--- Begin ---
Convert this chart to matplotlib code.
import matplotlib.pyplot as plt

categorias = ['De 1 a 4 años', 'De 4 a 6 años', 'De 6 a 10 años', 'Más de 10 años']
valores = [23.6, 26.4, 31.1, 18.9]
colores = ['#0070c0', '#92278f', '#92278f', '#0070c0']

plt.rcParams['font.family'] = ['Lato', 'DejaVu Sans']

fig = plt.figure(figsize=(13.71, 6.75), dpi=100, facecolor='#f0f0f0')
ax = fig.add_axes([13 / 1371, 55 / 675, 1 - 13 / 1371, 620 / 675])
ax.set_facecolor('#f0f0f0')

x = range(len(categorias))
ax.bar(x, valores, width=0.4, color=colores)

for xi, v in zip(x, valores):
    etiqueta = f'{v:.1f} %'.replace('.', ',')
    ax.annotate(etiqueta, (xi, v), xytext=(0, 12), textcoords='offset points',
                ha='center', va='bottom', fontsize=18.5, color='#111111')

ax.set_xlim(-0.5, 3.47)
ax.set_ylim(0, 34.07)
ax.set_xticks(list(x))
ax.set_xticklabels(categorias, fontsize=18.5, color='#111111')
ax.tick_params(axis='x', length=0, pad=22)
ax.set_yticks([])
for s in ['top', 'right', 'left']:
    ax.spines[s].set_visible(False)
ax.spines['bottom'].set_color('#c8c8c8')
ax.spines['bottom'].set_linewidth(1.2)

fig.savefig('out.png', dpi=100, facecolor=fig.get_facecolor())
--- End ---
What is asked » Only a number is wanted: how many lines of the data above contain "matplotlib"?

The solution » 2